DO THIS: Copy the lines of the data below exactly, starting at the first and stopping after the line that contains "const yearMonthCounts = [7, 12, 12, 12];"; include no pictures.

SUPPLIED MATERIAL:
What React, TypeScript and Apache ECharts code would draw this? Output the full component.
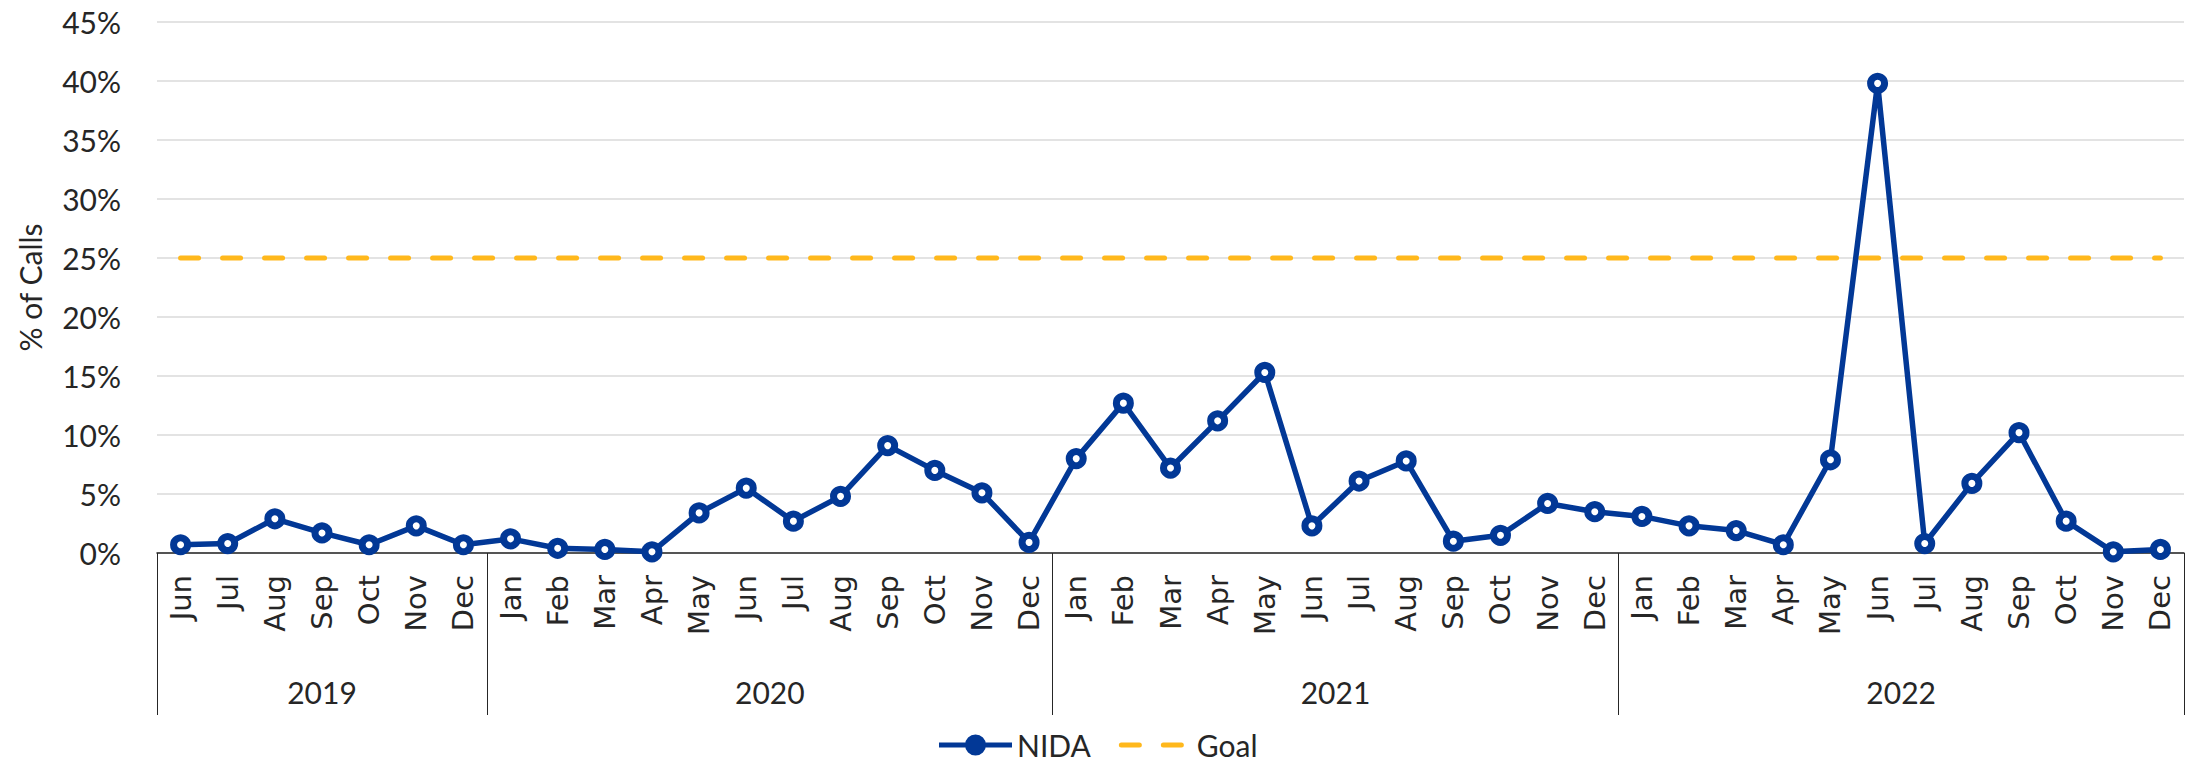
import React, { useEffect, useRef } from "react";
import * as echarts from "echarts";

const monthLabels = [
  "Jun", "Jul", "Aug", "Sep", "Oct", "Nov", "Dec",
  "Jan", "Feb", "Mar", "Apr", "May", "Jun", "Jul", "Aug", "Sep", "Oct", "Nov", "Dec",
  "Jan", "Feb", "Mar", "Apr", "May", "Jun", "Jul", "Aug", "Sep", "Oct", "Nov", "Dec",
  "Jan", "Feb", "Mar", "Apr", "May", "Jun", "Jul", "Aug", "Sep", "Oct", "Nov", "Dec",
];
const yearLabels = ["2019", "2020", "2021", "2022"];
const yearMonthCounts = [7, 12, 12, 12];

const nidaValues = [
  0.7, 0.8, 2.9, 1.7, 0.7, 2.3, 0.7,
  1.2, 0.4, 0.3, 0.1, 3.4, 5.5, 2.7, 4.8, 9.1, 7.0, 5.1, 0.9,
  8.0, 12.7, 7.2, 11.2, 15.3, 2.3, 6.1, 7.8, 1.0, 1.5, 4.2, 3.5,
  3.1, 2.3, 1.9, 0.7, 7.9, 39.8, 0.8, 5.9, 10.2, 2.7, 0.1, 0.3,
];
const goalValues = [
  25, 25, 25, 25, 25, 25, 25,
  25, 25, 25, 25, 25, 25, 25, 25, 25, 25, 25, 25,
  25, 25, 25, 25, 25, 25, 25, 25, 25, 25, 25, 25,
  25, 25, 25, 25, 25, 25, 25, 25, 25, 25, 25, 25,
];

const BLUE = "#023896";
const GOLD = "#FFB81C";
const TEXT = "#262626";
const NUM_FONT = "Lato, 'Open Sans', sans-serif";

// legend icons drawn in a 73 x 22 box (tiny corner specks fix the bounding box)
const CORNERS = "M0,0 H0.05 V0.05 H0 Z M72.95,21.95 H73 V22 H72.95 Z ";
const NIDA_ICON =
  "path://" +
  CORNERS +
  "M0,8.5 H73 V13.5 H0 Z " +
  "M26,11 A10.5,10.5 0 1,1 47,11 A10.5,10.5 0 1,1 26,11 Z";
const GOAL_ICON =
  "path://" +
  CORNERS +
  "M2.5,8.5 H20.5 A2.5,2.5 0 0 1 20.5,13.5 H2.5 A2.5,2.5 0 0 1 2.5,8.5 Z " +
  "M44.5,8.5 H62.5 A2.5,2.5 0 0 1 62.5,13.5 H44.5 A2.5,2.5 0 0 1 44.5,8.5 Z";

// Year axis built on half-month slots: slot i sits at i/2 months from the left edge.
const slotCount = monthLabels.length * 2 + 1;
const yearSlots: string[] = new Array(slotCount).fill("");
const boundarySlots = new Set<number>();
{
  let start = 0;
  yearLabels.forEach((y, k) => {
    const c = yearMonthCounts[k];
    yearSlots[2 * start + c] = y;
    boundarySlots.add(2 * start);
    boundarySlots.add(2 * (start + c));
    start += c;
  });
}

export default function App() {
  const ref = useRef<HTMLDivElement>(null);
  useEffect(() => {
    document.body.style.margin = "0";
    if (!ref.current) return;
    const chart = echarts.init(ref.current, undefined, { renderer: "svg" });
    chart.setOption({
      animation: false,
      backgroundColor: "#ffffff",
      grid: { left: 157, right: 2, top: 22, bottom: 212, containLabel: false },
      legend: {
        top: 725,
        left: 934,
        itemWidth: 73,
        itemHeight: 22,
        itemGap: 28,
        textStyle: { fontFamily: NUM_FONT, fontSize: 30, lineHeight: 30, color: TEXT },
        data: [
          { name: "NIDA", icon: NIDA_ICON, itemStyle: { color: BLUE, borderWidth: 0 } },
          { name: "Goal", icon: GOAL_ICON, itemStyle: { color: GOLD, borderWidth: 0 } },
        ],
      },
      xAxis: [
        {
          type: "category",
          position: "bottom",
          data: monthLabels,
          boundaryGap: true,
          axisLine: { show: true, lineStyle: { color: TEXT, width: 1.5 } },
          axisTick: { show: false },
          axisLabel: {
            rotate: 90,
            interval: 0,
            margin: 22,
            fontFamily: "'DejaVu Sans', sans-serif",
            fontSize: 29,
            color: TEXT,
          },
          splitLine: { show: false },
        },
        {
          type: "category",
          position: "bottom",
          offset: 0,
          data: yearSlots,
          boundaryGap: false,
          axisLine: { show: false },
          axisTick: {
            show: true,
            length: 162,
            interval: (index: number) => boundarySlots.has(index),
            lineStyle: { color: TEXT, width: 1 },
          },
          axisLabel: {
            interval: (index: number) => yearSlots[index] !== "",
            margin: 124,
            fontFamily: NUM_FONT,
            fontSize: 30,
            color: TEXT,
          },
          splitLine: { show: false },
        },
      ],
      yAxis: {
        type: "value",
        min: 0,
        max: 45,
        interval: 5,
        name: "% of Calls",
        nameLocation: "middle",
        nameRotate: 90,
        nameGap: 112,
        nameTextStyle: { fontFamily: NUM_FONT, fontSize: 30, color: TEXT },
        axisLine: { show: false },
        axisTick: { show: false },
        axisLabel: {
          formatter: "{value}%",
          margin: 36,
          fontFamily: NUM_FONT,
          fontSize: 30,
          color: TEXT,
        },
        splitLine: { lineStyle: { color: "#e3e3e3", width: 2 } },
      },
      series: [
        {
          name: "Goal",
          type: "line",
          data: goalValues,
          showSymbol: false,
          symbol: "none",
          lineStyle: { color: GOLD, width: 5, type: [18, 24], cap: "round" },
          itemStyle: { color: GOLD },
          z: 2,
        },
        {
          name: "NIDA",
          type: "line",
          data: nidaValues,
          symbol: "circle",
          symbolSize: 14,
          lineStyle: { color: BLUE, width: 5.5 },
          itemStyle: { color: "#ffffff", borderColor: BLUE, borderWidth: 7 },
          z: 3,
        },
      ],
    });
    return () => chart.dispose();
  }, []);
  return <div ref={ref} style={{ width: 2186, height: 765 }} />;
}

SOLUTION:
What React, TypeScript and Apache ECharts code would draw this? Output the full component.
import React, { useEffect, useRef } from "react";
import * as echarts from "echarts";

const monthLabels = [
  "Jun", "Jul", "Aug", "Sep", "Oct", "Nov", "Dec",
  "Jan", "Feb", "Mar", "Apr", "May", "Jun", "Jul", "Aug", "Sep", "Oct", "Nov", "Dec",
  "Jan", "Feb", "Mar", "Apr", "May", "Jun", "Jul", "Aug", "Sep", "Oct", "Nov", "Dec",
  "Jan", "Feb", "Mar", "Apr", "May", "Jun", "Jul", "Aug", "Sep", "Oct", "Nov", "Dec",
];
const yearLabels = ["2019", "2020", "2021", "2022"];
const yearMonthCounts = [7, 12, 12, 12];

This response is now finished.